Joni picked at the blanket that covered her, pulling little balls of fuzz off it. "Maybe," she said after a while. "It's possible. I know she seemed angry with Witt a lot, but I thought it was because of you."

"Probably was. I don't claim to be a mind reader. And it was a long time ago. Maybe I've amended my memories."

She lifted her gaze to him. "It's possible. I don't know how much of what I remember is real anymore. I've played it all over in my head so many times. How do I know I haven't rationalized a whole bunch of things? But if she was angry with Witt over something other than you, she never told me what it was." "She used to complain that he watched her like a hawk, as if she might go up in smoke at any moment." As soon as he said the words, he felt a shiver run down his spine. Had Witt had a premonition?

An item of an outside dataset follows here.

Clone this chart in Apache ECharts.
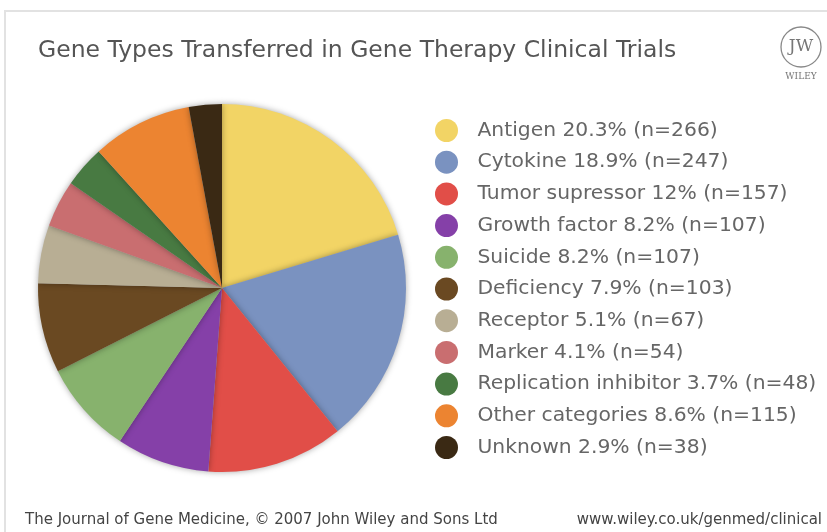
<!DOCTYPE html>
<html><head><meta charset="utf-8">
<script src="https://cdn.jsdelivr.net/npm/echarts@6/dist/echarts.min.js"></script>
<style>html,body{margin:0;padding:0;background:#fff}#c{width:827px;height:532px}</style>
</head><body><div id="c"></div>
<script>
const categories = ["Antigen","Cytokine","Tumor supressor","Growth factor","Suicide","Deficiency","Receptor","Marker","Replication inhibitor","Other categories","Unknown"];
const counts = [266,247,157,107,107,103,67,54,48,115,38];
const percents = ["20.3","18.9","12","8.2","8.2","7.9","5.1","4.1","3.7","8.6","2.9"];
const colors = ["#f2d465","#7a92c0","#e14e48","#8540a8","#87b26d","#6a4922","#b8ae94","#c96e70","#487a42","#ec8431","#3a2914"];

const chart = echarts.init(document.getElementById('c'));
const font = 'DejaVu Sans';
chart.setOption({
  animation:false,
  backgroundColor:'#fff',
  title:{text:'Gene Types Transferred in Gene Therapy Clinical Trials',left:33,top:34,
    textStyle:{fontFamily:font,fontSize:23.5,fontWeight:'normal',color:'#555'}},
  legend:{orient:'vertical',left:430,top:114,icon:'circle',itemWidth:24,itemHeight:23,itemGap:8.7,
    textStyle:{fontFamily:font,fontSize:20.3,color:'#666',rich:{t:{fontFamily:font,fontSize:20.3,color:'#666',padding:[0,0,0,14]}}},
    data:categories,
    formatter:function(name){const i=categories.indexOf(name);return '{t|'+name+' '+percents[i]+'% (n='+counts[i]+')}';}},
  series:[{type:'pie',center:[222,288],radius:184,startAngle:90,clockwise:true,
    label:{show:false},labelLine:{show:false},emphasis:{disabled:true},
    itemStyle:{shadowBlur:6,shadowColor:'rgba(0,0,0,0.35)',borderWidth:0},
    data:categories.map((c,i)=>({name:c,value:counts[i],itemStyle:{color:colors[i]}}))}],
  graphic:[
    {type:'polyline',shape:{points:[[5,532],[5,11],[827,11]]},style:{stroke:'#e2e2e2',lineWidth:2,fill:null},silent:true},
    {type:'circle',shape:{cx:801,cy:47,r:20},style:{stroke:'#888',lineWidth:1.3,fill:'#fff'}},
    {type:'text',style:{x:801,y:47,text:'JW',fontFamily:'DejaVu Serif',fontSize:17,fill:'#777',align:'center',verticalAlign:'middle'}},
    {type:'text',style:{x:801,y:77,text:'WILEY',fontFamily:'DejaVu Serif',fontSize:9,fill:'#777',align:'center',verticalAlign:'middle'}},
    {type:'text',style:{x:25,y:520,text:'The Journal of Gene Medicine, © 2007 John Wiley and Sons Ltd',fontFamily:font,fontSize:15,fill:'#444',verticalAlign:'middle'}},
    {type:'text',style:{x:822,y:520,text:'www.wiley.co.uk/genmed/clinical',fontFamily:font,fontSize:15,fill:'#444',align:'right',verticalAlign:'middle'}}
  ]
});
</script></body></html>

"Well," said Joni, "that was understandable. He'd lost his wife and brother. Naturally he was scared he might lose Karen."

It sounded reasonable. But Hardy still couldn't quite shake the chill that had come over him. He told himself it was a crazy feeling, that there was no way Witt could have known or even guessed that Karen was going to die.

But then he found himself remembering his craziness in those last few weeks before the accident. That feeling of almost suffocating under a dark cloud. Of the need to get away and get away fast. He'd thought it was because it was time to move on, but what if.

What if? So what if? If he'd been able to read the future in tea leaves, he would have broken off with her sooner. He never would have taken her out that night. But the impending sense of doom had been so amorphous that he'd put it down to a mood. Teenagers had moods all the time. He'd managed to realize that by the age of eighteen and had stopped putting a whole lot of stock in them.

But what if Witt had . no. Witt had believed from the outset that Hardy was bad for Karen. That, combined with two grievous personal losses, would have been enough to make Witt paranoid.

"Hardy?" Joni's voice interrupted his thoughts. "What's wrong?"

He almost groused, "What isn't?" but caught himself in time. Joni didn't deserve that. "Just remembering. Wondering about things. But there'll never be any answers, so what's the point?"

"No, there won't be." She shifted against her pillow and sighed.

"Somehow we all need to just let go of this. We all made mistakes. We all did things we're not proud of. But ... we all must feel that when someone we love dies. I think everyone must sit around wishing they hadn't done this or wishing they had done that."

"Probably."

"So we're not all that weird."

He pulled the chair away from the wall and dragged it around to where he could see her better. "Except for hanging on to this thing for so long."

"So how do we let go?"

"I don't know." He rubbed his chin and sighed heavily. "I don't know, Joni. Everything that's happened since you gave me that bid package has only seemed to make it all fresh again. As fresh as it ever was."

"God. That wasn't what I wanted to do at all."

"I know." He felt his mouth trying to smile at her, but he wasn't ready to smile at anyone. About anything. He felt as if he were sitting on a psychic minefield, waiting for the next explosion. But he couldn't be the only one feeling that way. Joni probably did, too, to judge by the things she'd been saying. And maybe even Witt. Although Witt had always been a great big minefield.